To pass from one form of consciousness to another—this is to increase life fifty, a hundred, a thousand times according to the degrees of consciousness we can attain. These degrees would seem to be irrevocably limited because of the mechanical actions of heart and breathing, which automatic actions become suspended or seriously interfered with in very high states of consciousness. When first these very great expansions of consciousness take place, the creature is under strong conviction that the soul has left the body—that it has gone upon some mysterious journey—this because of several reasons. The first is because of a certain persistent sound of rushing; the second is because of the sense of living at tremendous speed, in a manner previously altogether unknown and totally undreamed of, in which the senses of the body have no concern whatever and are completely closed down; thirdly, on returning from this "journey" we are not immediately able to exact obedience from the body, which remains inert and stiffly cold and suffers distress with too slow breathing. But reason demands, "How is it possible that the soul should leave the body and the body not die? and also we perceive this, that, though the consciousness is projected to an infinite distance, or includes that infinite distance within itself, it yet remains aware of the existence of the body, though very dimly."
The method employed, then, for administering these experiences to the soul and the creature is not by means of drawing the soul out of the body, but by a withdrawal of the condition of insulation from Divine Life or great magnetic emanation, in which insulation all creatures have their normal existence, living in a condition which may be termed a state of total Unawareness. By Will of God this condition of insulation is removed, the soul enters Connection and becomes instantly and vividly aware of Spiritual Life and of that which Is, at an infinite distance from herself, so that the soul is at one and the same time in paradise or heaven, and upon the earth: space is eaten up.

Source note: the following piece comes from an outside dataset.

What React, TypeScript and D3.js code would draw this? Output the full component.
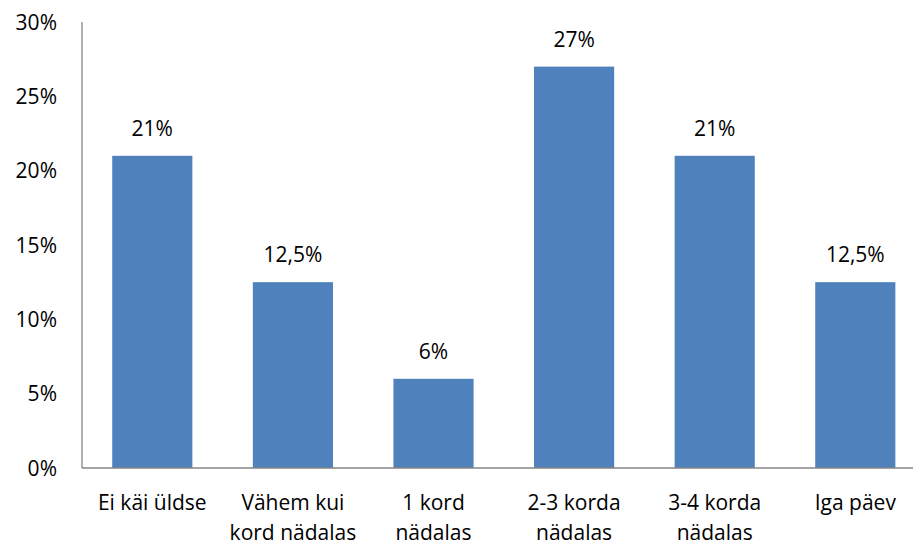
import React from "react";
import * as d3 from "d3";

const categories = [
  ["Ei käi üldse"],
  ["Vähem kui", "kord nädalas"],
  ["1 kord", "nädalas"],
  ["2-3 korda", "nädalas"],
  ["3-4 korda", "nädalas"],
  ["Iga päev"],
];
const values = [21, 12.5, 6, 27, 21, 12.5];
const valueLabels = ["21%", "12,5%", "6%", "27%", "21%", "12,5%"];
const yTicks = [0, 5, 10, 15, 20, 25, 30];

const width = 913;
const height = 547;
const margin = { top: 22, bottom: 79, left: 82 };
const step = 140.6;
const font = "'Open Sans', sans-serif";
const fs = 21;

export default function App() {
  // categories keep running a little past the right edge, as in the source
  const x = d3
    .scaleBand<number>()
    .domain(d3.range(categories.length))
    .range([margin.left, margin.left + step * categories.length])
    .paddingInner(0.43)
    .paddingOuter(0.215);
  const y = d3
    .scaleLinear()
    .domain([0, 30])
    .range([height - margin.bottom, margin.top]);

  return (
    <svg
      width={width}
      height={height}
      style={{ position: "absolute", left: 0, top: 0, fontFamily: font }}
    >
      {values.map((v, i) => (
        <g key={i}>
          <rect
            x={x(i)}
            y={y(v)}
            width={x.bandwidth()}
            height={y(0) - y(v)}
            fill="#4f81bd"
          />
          <text
            x={x(i)! + x.bandwidth() / 2}
            y={y(v) - 20}
            textAnchor="middle"
            fontSize={fs}
            fill="#000"
          >
            {valueLabels[i]}
          </text>
          {categories[i].map((line, j) => (
            <text
              key={j}
              x={x(i)! + x.bandwidth() / 2}
              y={y(0) + 42 + j * 29.5}
              textAnchor="middle"
              fontSize={fs}
              fill="#000"
            >
              {line}
            </text>
          ))}
        </g>
      ))}
      {yTicks.map((t) => (
        <text
          key={t}
          x={57}
          y={y(t)}
          dy="0.36em"
          textAnchor="end"
          fontSize={fs}
          fill="#000"
        >
          {t}%
        </text>
      ))}
      <line
        x1={margin.left}
        x2={margin.left}
        y1={y(30)}
        y2={y(0)}
        stroke="#868686"
        strokeWidth={1.3}
      />
      <line
        x1={margin.left}
        x2={width}
        y1={y(0)}
        y2={y(0)}
        stroke="#868686"
        strokeWidth={1.3}
      />
    </svg>
  );
}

Without seeing or hearing, the soul partakes in a tremendous and unspeakable manner of the joys of God, which, all unfelt by us as "natural" man, pass unceasingly throughout the universe.

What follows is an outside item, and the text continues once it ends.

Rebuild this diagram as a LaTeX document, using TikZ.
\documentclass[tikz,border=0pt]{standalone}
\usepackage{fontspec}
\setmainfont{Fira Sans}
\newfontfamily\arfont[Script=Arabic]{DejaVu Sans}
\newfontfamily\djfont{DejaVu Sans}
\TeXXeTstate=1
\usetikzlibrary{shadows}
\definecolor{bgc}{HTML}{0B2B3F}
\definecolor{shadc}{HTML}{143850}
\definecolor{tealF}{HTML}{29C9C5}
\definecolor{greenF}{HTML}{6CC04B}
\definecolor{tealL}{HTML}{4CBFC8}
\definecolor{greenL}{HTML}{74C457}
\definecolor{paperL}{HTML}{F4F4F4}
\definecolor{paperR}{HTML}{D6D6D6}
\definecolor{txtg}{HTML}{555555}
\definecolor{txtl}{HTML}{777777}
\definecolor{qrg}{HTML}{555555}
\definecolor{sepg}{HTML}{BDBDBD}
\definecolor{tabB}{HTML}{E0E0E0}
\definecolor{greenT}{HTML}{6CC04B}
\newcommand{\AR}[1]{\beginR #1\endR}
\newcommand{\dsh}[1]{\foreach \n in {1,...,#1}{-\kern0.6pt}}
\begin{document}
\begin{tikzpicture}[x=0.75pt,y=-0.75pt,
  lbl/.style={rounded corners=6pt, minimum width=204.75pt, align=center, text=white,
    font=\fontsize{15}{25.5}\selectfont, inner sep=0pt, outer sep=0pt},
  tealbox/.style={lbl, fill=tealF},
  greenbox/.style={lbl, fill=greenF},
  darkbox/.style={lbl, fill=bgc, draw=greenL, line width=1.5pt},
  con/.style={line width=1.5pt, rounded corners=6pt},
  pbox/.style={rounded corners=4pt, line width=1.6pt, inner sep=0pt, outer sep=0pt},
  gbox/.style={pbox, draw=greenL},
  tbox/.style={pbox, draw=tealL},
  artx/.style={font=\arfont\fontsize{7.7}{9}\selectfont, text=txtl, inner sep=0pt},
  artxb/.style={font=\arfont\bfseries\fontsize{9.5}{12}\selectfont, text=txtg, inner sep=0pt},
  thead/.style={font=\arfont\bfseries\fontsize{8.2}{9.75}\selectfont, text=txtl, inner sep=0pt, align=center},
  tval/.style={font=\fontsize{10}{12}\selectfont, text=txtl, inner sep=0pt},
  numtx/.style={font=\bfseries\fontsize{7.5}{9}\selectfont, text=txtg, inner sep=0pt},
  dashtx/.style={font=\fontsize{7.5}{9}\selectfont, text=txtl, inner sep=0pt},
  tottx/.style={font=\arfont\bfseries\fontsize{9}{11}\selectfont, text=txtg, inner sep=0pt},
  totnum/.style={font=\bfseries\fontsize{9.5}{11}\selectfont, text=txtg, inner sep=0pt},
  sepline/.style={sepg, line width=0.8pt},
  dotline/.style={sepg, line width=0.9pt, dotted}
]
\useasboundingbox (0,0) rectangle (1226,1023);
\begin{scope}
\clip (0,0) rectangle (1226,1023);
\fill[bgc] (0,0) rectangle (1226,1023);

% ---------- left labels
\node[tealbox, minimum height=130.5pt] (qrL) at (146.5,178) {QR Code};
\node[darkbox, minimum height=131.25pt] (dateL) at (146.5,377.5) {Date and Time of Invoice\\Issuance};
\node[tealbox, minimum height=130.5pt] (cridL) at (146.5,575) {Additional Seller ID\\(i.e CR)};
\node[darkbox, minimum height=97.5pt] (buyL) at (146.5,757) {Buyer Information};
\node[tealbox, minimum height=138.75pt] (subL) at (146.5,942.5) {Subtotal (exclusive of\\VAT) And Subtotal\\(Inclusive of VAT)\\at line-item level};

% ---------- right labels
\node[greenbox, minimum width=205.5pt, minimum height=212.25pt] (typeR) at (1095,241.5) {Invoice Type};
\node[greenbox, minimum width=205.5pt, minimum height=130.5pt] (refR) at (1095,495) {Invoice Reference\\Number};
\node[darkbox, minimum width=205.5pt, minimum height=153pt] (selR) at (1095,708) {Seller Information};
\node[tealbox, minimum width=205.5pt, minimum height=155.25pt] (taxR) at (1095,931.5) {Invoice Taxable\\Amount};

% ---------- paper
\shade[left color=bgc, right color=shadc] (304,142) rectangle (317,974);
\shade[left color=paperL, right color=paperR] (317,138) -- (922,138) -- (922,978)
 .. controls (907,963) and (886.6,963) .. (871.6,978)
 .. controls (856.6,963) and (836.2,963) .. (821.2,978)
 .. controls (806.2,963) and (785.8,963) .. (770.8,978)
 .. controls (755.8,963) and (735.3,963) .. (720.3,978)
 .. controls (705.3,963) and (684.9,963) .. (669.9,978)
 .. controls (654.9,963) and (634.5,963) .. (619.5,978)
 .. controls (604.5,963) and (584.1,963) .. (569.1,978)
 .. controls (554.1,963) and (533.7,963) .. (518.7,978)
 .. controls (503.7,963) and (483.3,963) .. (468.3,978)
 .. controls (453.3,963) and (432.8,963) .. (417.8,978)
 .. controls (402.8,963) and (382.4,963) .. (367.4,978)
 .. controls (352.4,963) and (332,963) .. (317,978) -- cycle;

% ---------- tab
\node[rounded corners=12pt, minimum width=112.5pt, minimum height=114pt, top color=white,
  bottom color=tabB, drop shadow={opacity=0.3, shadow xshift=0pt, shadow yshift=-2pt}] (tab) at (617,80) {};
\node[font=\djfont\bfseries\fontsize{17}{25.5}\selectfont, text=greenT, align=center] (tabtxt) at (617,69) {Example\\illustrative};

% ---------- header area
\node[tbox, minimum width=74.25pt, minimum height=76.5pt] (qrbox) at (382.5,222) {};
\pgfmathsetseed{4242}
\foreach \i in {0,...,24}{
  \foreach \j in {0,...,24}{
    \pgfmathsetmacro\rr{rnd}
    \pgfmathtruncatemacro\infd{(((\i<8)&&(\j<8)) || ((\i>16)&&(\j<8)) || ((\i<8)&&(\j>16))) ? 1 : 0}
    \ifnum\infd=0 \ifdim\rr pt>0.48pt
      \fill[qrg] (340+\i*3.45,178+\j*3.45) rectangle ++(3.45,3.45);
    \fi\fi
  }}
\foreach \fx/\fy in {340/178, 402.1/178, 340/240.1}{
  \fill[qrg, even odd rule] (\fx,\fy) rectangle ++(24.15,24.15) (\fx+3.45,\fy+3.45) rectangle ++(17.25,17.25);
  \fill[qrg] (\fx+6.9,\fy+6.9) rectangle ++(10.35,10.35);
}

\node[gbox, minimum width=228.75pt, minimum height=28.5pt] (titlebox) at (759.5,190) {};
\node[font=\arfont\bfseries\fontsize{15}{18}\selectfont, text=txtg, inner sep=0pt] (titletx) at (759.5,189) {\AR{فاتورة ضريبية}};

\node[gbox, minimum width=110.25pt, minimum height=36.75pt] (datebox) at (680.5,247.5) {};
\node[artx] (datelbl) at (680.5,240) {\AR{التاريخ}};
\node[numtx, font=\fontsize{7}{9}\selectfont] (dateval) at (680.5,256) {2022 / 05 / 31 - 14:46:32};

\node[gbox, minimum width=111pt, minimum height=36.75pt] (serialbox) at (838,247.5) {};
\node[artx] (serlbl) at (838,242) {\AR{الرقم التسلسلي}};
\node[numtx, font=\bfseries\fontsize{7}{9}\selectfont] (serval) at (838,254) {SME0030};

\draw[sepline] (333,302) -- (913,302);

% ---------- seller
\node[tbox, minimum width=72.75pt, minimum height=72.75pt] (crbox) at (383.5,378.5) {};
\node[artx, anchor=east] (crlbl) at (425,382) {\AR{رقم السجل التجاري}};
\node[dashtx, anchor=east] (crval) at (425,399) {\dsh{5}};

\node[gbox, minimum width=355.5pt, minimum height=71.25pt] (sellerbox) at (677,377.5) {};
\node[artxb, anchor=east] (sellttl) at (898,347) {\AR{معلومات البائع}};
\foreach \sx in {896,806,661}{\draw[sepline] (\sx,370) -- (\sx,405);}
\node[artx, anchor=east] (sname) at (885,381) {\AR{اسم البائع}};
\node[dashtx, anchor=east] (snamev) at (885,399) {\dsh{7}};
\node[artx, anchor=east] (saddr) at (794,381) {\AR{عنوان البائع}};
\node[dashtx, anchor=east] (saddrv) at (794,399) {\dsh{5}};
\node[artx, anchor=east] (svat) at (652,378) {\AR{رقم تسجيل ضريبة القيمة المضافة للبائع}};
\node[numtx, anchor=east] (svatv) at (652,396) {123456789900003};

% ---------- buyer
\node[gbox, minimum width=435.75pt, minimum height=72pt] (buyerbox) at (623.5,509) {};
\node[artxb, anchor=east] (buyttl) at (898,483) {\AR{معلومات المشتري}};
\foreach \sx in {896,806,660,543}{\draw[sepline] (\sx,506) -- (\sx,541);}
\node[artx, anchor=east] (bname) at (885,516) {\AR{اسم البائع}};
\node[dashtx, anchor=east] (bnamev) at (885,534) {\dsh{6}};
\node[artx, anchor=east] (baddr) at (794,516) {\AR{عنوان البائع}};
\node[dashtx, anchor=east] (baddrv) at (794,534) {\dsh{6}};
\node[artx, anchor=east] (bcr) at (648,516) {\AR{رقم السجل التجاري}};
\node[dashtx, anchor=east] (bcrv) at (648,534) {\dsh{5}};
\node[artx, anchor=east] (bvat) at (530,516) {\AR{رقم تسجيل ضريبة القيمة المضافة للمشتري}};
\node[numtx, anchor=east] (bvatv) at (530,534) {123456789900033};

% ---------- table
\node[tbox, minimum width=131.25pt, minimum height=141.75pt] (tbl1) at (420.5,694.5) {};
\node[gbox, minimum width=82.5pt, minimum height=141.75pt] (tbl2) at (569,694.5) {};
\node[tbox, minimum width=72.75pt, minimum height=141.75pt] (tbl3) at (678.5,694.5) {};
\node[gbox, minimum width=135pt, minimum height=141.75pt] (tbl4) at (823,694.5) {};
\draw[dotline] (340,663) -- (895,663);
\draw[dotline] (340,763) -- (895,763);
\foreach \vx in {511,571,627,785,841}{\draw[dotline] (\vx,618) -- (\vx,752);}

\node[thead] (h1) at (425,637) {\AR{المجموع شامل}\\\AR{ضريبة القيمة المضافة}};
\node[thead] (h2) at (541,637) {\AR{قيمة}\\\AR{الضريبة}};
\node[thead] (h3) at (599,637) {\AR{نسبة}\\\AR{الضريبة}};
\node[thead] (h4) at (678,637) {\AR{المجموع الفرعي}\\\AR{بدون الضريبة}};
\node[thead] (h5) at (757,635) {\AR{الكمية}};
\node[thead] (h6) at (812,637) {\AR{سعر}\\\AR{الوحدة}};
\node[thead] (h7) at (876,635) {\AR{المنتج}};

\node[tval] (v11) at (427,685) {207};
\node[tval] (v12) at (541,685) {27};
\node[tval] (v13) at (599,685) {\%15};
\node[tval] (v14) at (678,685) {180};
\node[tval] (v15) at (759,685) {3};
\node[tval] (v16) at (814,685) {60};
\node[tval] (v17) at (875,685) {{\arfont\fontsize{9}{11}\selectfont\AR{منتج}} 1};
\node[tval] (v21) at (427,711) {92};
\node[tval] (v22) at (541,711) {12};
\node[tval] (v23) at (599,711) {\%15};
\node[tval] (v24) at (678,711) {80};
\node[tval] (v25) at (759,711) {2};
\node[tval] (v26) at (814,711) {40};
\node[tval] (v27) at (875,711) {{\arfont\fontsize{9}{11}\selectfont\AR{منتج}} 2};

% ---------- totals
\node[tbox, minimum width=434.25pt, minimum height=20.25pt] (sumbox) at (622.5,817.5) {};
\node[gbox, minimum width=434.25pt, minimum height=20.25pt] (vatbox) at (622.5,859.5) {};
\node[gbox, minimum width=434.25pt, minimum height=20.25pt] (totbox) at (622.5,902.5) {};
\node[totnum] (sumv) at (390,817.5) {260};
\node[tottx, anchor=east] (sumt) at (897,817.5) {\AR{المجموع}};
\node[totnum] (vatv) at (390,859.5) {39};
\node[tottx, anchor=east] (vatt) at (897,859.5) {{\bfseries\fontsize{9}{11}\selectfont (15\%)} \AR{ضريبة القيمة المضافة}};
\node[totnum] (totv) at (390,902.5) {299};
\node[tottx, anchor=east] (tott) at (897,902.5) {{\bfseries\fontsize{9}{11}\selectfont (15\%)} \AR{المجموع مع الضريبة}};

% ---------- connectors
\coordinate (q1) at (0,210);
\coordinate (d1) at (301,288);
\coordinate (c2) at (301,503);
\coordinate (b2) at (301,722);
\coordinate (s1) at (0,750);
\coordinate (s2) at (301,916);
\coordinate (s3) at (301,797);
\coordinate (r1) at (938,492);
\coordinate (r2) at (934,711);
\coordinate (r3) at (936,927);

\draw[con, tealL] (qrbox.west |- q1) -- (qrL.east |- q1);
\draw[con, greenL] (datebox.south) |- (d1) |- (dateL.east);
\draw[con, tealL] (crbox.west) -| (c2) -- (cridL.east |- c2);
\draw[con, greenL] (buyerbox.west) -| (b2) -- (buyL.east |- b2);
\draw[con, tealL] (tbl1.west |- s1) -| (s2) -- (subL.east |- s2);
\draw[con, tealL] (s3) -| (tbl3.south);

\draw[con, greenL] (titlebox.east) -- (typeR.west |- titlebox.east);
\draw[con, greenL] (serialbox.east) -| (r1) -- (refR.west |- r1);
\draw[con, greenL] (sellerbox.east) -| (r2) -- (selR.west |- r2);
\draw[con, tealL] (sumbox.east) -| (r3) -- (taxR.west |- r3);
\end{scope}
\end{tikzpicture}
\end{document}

These experiences give an immense and unshakable knowledge to the soul and the creature of the immense reality of the Unseen Life, and are doubtless sent us to effect this knowledge. Why, then, is not every man given this knowledge? Because the creature must qualify before being allowed to receive it, and too many hold back from the tests. By these experiences we learn some little portion of the mystery which lies between the pettiness of that which we now are and the great glories that we shall come to; and in this awful heavenly mystery in which are fires that have no flame, and melody which has no sound, the soul is drawn to Everlasting Love. But we cannot endure the bliss of it, and the soul prays to be covered on account of the creature.
But because of the limitations of the flesh we are not to despise it but regard it not as an aim or end (as that if we satisfy its lusts that shall be our paradise), but regard it as a means. Christ willed the flesh and the world to be a rapid means of our return to God. Subdue the flesh without despising it, in humility and thankfulness. Suffer its trials and penalties not in dejection, rebellion, or hopelessness, but as a means to an end. "For everyone shall be salted with fire," says Scripture; and can anything whatever be well forged or made without it be first melted and cleaned? So, then, for each his Gethsemane. As for Christ, so for Judas, who, not being able to endure, went out and hanged himself. Let our care, then, be to choose that Gethsemane which shall open to us the gates of heaven and not hell.

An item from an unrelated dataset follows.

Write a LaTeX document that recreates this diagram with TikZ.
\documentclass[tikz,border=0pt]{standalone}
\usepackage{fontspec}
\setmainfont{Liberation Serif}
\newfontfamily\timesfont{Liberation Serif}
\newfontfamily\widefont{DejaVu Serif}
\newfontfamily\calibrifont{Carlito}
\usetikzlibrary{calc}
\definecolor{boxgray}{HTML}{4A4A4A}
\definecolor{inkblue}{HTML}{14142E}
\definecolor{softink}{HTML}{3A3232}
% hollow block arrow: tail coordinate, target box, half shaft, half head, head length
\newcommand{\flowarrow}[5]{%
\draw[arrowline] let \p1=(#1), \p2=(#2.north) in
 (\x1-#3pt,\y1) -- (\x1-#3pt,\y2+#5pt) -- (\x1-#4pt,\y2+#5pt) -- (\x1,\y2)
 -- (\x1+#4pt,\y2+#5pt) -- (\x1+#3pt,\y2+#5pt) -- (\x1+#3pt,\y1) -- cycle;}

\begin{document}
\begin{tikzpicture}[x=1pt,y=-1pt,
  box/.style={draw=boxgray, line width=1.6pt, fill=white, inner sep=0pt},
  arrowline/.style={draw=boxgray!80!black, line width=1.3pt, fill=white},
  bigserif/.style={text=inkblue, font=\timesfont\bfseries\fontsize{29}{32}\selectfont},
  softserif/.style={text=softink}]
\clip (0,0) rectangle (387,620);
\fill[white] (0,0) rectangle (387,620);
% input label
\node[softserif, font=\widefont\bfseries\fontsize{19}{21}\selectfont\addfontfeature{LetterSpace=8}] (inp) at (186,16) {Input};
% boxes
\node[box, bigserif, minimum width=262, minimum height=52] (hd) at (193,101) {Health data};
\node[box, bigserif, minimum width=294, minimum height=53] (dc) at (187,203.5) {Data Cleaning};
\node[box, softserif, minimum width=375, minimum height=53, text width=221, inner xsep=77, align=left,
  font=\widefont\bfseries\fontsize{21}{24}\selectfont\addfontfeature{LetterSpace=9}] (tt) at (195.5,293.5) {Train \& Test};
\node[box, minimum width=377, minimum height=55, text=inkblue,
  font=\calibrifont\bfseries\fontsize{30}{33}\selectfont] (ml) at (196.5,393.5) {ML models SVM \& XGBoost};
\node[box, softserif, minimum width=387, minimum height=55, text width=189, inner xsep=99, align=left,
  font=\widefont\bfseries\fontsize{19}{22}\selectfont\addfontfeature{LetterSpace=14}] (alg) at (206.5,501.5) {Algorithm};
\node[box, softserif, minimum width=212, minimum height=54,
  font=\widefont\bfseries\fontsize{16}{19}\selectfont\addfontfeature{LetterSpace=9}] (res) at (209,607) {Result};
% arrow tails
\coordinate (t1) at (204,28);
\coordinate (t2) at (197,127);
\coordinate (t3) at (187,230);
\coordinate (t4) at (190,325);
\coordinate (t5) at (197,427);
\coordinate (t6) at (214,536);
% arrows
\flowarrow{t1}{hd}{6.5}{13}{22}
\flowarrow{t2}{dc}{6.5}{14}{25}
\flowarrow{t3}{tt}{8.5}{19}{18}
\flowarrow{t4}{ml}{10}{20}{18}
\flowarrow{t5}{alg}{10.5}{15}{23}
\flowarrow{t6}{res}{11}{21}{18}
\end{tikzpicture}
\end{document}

In our raw state we fear the Will of God, thinking it a path of thorns; but as Christ moulds and teaches us we grow to know the Will of God as a great Balm: to long to conform to it, joyfully to join it, to sink into it as into an immense security where we are safe from all ills; and at last, no matter what temporary trials we endure, so great does our love and confidence grow by Grace of God upholding our tiny efforts that, like Job, we cry to Him with absolute sincerity and confidence, "Though Thou slay me, yet will I trust Thee"; having learnt it is not His Will to slay but to restore and purify and make glad. Incessant work is the lot of the awakened and returning soul, and justly so, for because of what folly and ingratitude did she ever leave God? A multiplicity of choices lie before her, and her great concern is which amongst all these possible decisions will prove the shortest path to God. These choices and decisions must be brought down to the meanest details of everyday life. At first on awakening the soul would like nothing better than to forsake and cast away material things altogether, and is inclined to despise the body. But Jesus teaches her that this is not pleasing: it is His Will that she should continually lend assistance to the creature in its weaknesses and uncertainties, not disdaining it but helping it. It is the soul which maintains contact with the Divine Guide, and then in turn should guide the creature. As the Divine Guide condescends to the soul, never despising her, so must the soul condescend to the creature: acknowledging and understanding that nothing is too small or humble for the soul to attend to and lead the creature to do in a beautiful and gentle manner.
By these means the permeation of the natural world by the Divine is carried out, and no act or fact of life can be considered too insignificant for the soul to attend to for the development of this aim.
The more we become familiar with spiritual life the more we observe the regularity of certain laws in it, and the more we find analogies between these new and unmapped laws and the laws and forces already known to us in the visible world. Rightly expounded by some scientific mind, these could bring the world of human thought and aspirations straight into the arms of God.
Science is the friend and not the enemy of religion. Science will light up and illuminate the dark gaps. This world is a house fully wired for lighting: the wiring is perfect, the bulbs alone are incomplete; they give no light: it is the task of the soul to perfect these human bulbs.